Bemerkenswert dabei ist, daß er zwar von den Erkenntnissen der rationalen und konstruktiven Kunst profitiert, seine Methoden aber stets so wählt, daß ein großer Spielraum für das Gestische wie für das maßvoll Dramatische erhalten bleibt. Trotz der in ihrer Materialwirkung "dramatischen" Eingriffe wirkt das Ergebnis nie theatralisch. Holweck überführt das gestische Moment der Kunst des Informel in einen beherschbaren Bereich der Struktur. Dabei wird immer darauf geachtet, daß ein großer und unmittelbar sich mitteilender sinnlicher Ausdruck erhalten bleibt. So kontemplativ und ruhig viele Arbeiten von Holweck erscheinen, ihnen eignet stets eine manifeste Kraft: Der künstlerische Prozeß ist die Freisetzung dieser Kraft, die in dem ruhenden Material verborgen ist. Das von Holweck bearbeitete Papier zeigt - neben seiner jedem vertrauten Widerspenstigkeit - plötzlich den ihm eigenen Materialcharakter, das der ästhetischen Manipulationen entgegengesetzt wird. In der Auseinandersetzung mit diesem Materialcharakter gewinnt Holwecks Kunst ihre Unverwechselbarkeit.

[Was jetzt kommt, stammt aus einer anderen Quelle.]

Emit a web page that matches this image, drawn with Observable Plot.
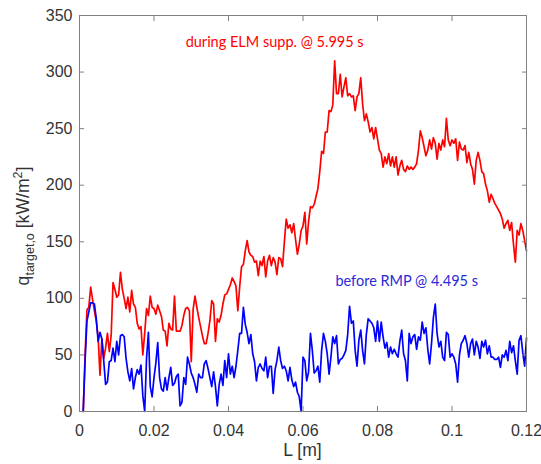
<!DOCTYPE html>
<html><head><meta charset="utf-8">
<script src="https://cdn.jsdelivr.net/npm/d3@7"></script>
<script src="https://cdn.jsdelivr.net/npm/@observablehq/plot@0.6"></script>
<style>html,body{margin:0;padding:0;background:#fff}#chart{width:541px;height:464px}</style>
</head><body><div id="chart"></div>
<script>
const L = [
0.001,0.0015,0.002,0.0025,0.003,0.0035,0.004,0.0045,0.005,0.0055,
0.006,0.0065,0.007,0.0075,0.008,0.0085,0.009,0.0095,0.01,0.0105,
0.011,0.0115,0.012,0.0125,0.013,0.0135,0.014,0.0145,0.015,0.0155,
0.016,0.0165,0.017,0.0175,0.018,0.0185,0.019,0.0195,0.02,0.0205,
0.021,0.0215,0.022,0.0225,0.023,0.0235,0.024,0.0245,0.025,0.0255,
0.026,0.0265,0.027,0.0275,0.028,0.0285,0.029,0.0295,0.03,0.0305,
0.031,0.0315,0.032,0.0325,0.033,0.0335,0.034,0.0345,0.035,0.0355,
0.036,0.0365,0.037,0.0375,0.038,0.0385,0.039,0.0395,0.04,0.0405,
0.041,0.0415,0.042,0.0425,0.043,0.0435,0.044,0.0445,0.045,0.0455,
0.046,0.0465,0.047,0.0475,0.048,0.0485,0.049,0.0495,0.05,0.0505,
0.051,0.0515,0.052,0.0525,0.053,0.0535,0.054,0.0545,0.055,0.0555,
0.056,0.0565,0.057,0.0575,0.058,0.0585,0.059,0.0595,0.06,0.0605,
0.061,0.0615,0.062,0.0625,0.063,0.0635,0.064,0.0645,0.065,0.0655,
0.066,0.0665,0.067,0.0675,0.068,0.0685,0.069,0.0695,0.07,0.0705,
0.071,0.0715,0.072,0.0725,0.073,0.0735,0.074,0.0745,0.075,0.0755,
0.076,0.0765,0.077,0.0775,0.078,0.0785,0.079,0.0795,0.08,0.0805,
0.081,0.0815,0.082,0.0825,0.083,0.0835,0.084,0.0845,0.085,0.0855,
0.086,0.0865,0.087,0.0875,0.088,0.0885,0.089,0.0895,0.09,0.0905,
0.091,0.0915,0.092,0.0925,0.093,0.0935,0.094,0.0945,0.095,0.0955,
0.096,0.0965,0.097,0.0975,0.098,0.0985,0.099,0.0995,0.1,0.1005,
0.101,0.1015,0.102,0.1025,0.103,0.1035,0.104,0.1045,0.105,0.1055,
0.106,0.1065,0.107,0.1075,0.108,0.1085,0.109,0.1095,0.11,0.1105,
0.111,0.1115,0.112,0.1125,0.113,0.1135,0.114,0.1145,0.115,0.1155,
0.116,0.1165,0.117,0.1175,0.118,0.1185,0.119,0.1195,0.12
];
const qDuring = [
0,50,90,92,110,99,89,80,66,32,
64,47,56,69,53,67,114,108,101,103,
123,108,100,91,101,88,107,95,92,78,
73,75,50,69,91,85,102,92,91,86,
94,89,84,72,71,58,78,73,72,102,
71,71,71,76,85,91,92,89,44,90,
102,92,83,75,67,60,60,69,80,98,
95,62,82,79,85,95,103,104,108,112,
118,115,111,89,110,128,130,142,151,141,
138,137,132,133,120,133,129,137,119,133,
138,129,136,132,121,136,135,128,150,170,
162,165,158,166,152,139,148,160,164,176,
148,168,181,180,183,190,197,212,230,228,
247,247,266,265,271,310,281,281,298,278,
287,295,279,281,278,279,266,278,281,295,
272,257,263,256,247,251,241,251,241,231,
228,216,225,219,228,217,225,216,225,209,
217,222,214,212,217,214,216,214,216,219,
231,248,242,234,226,231,240,232,242,237,
223,237,231,240,234,259,240,235,240,237,
241,222,238,232,231,235,220,229,219,214,
201,222,229,222,212,210,201,195,185,192,
188,184,181,178,175,170,162,166,169,160,
167,148,132,160,156,166,160,151,142
];
const qBefore = [
0,45,80,88,96,96,95,82,62,70,
64,45,24,26,44,45,56,44,62,50,
67,68,66,47,35,27,38,20,30,37,
33,41,14,0,47,70,22,13,30,43,
61,30,20,18,30,19,30,39,23,25,
31,33,5,8,30,24,48,42,34,30,
24,17,33,30,30,42,45,38,30,22,
35,22,5,24,33,23,45,30,51,33,
40,30,40,54,69,69,92,77,70,60,
68,51,44,27,39,42,38,36,48,30,
40,40,16,37,45,57,45,38,40,36,
27,39,28,22,26,17,13,0,48,45,
27,35,69,54,34,36,40,26,54,69,
62,51,33,48,66,60,67,42,46,47,
50,54,68,93,78,80,54,40,63,72,
54,42,68,82,80,78,74,62,80,62,
79,66,56,61,48,57,51,55,51,48,
62,72,51,45,27,69,60,66,68,55,
66,63,79,69,74,55,42,60,83,95,
69,57,62,48,45,70,68,48,51,48,
42,26,50,60,63,67,60,48,60,64,
50,62,57,47,62,57,63,51,58,48,
48,46,46,48,39,50,48,54,45,62,
52,58,45,33,63,67,52,40,65
];
const seriesNames = ["during ELM supp. @ 5.995 s", "before RMP @ 4.495 s"];
const seriesColors = ["#ff0000", "#0000ff"];
const xTicks = [0, 0.02, 0.04, 0.06, 0.08, 0.1, 0.12];
const xTickLabels = ["0", "0.02", "0.04", "0.06", "0.08", "0.1", "0.12"];
const yTicks = [0, 50, 100, 150, 200, 250, 300, 350];
const yTickLabels = ["0", "50", "100", "150", "200", "250", "300", "350"];

const rows = [
  ...L.map((l, i) => ({L: l, q: qDuring[i], s: seriesNames[0]})),
  ...L.map((l, i) => ({L: l, q: qBefore[i], s: seriesNames[1]}))
];
const AX = "#808080", TXT = "#333333";
const fmtX = d => xTickLabels[xTicks.indexOf(d)];
const fmtY = d => yTickLabels[yTicks.indexOf(d)];

const plot = Plot.plot({
  width: 541, height: 464,
  marginLeft: 79, marginRight: 15, marginTop: 15, marginBottom: 53,
  style: {fontFamily: "'Liberation Sans', Arial, sans-serif", fontSize: "16px", color: TXT, background: "#fff", overflow: "visible"},
  x: {domain: [0, 0.12]},
  y: {domain: [0, 350]},
  color: {domain: seriesNames, range: seriesColors},
  marks: [
    Plot.line(rows, {x: "L", y: "q", z: "s", stroke: "s", strokeWidth: 1.7}),
    Plot.frame({stroke: AX, strokeWidth: 1}),
    Plot.axisX(xTicks, {anchor: "bottom", tickSize: 0, tickPadding: 13.5, tickFormat: fmtX, label: null, fontSize: 16, fill: TXT}),
    Plot.axisX(xTicks, {anchor: "bottom", tickSize: -5, tickFormat: () => "", label: null, stroke: AX}),
    Plot.axisX(xTicks, {anchor: "top", tickSize: -5, tickFormat: () => "", label: null, stroke: AX}),
    Plot.axisY(yTicks, {anchor: "left", tickSize: 0, tickPadding: 7, tickFormat: fmtY, label: null, fontSize: 16, fill: TXT}),
    Plot.axisY(yTicks, {anchor: "left", tickSize: -5, tickFormat: () => "", label: null, stroke: AX}),
    Plot.axisY(yTicks, {anchor: "right", tickSize: -5, tickFormat: () => "", label: null, stroke: AX}),
    Plot.text([seriesNames[0]], {x: 0.0285, y: 326, text: d => d, textAnchor: "start", fill: seriesColors[0], fontSize: 14.5, fontFamily: "Lato, 'Open Sans', sans-serif"}),
    Plot.text([seriesNames[1]], {x: 0.0687, y: 115, text: d => d, textAnchor: "start", fill: "#2a2ad8", fontSize: 14.5, fontFamily: "Lato, 'Open Sans', sans-serif"})
  ]
});
document.getElementById("chart").appendChild(plot);

const svg = d3.select(plot);
// x-axis title
svg.append("text")
  .attr("x", 302.5).attr("y", 456)
  .attr("text-anchor", "middle")
  .attr("fill", TXT)
  .style("font-family", "'Liberation Sans', Arial, sans-serif")
  .style("font-size", "17.6px")
  .text("L [m]");
// y-axis title with sub/superscripts
const yl = svg.append("text")
  .attr("transform", "translate(29,226) rotate(-90)")
  .attr("text-anchor", "middle")
  .attr("fill", TXT)
  .style("font-family", "'Liberation Sans', Arial, sans-serif")
  .style("font-size", "17.6px");
yl.append("tspan").text("q");
yl.append("tspan").attr("dy", 5).style("font-size", "12.5px").text("target,o");
yl.append("tspan").attr("dy", -5).text("\u00a0[kW/m");
yl.append("tspan").attr("dy", -7).style("font-size", "12.5px").text("2");
yl.append("tspan").attr("dy", 7).text("]");
</script>
</body></html>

Aus dem kunsthistorischen Kontext der Gruppe ZERO ist Holweck schon relativ früh herausgewachsen, was auch mit seiner sehr bewußten Entscheidung für die "Provinz" zusammenhängt. Er hat seine saarländische Heimat nie verlassen und in Saarbrücken als Akademielehrer gewirkt. Vielleicht hat diese Zurückgezogenheit zu dem Eindruck der Kontinuität und der Konzentration beigetragen, die sein Werk heute dem Betrachter vermittelt. Jede Anbiederung an den Zeitgeist ist dieser Kunst ebenso fremd wie der Effekt um des Effekts willen. Mag sein, daß den Arbeiten von Oskar Holweck im schnellebigen Kulturbetrieb nicht immer der ihnen zukommende Rang eingeräumt wird. In der Kunstgeschichte ist er ihnen allemal sicher."
Hans-Peter Riese
aus: Oskar Holweck. Arbeiten 1956-1994. Katalog zur Ausstellung. Mittelstadt St. Ingbert (Hg.). St. Ingbert 1995. S. 8 f.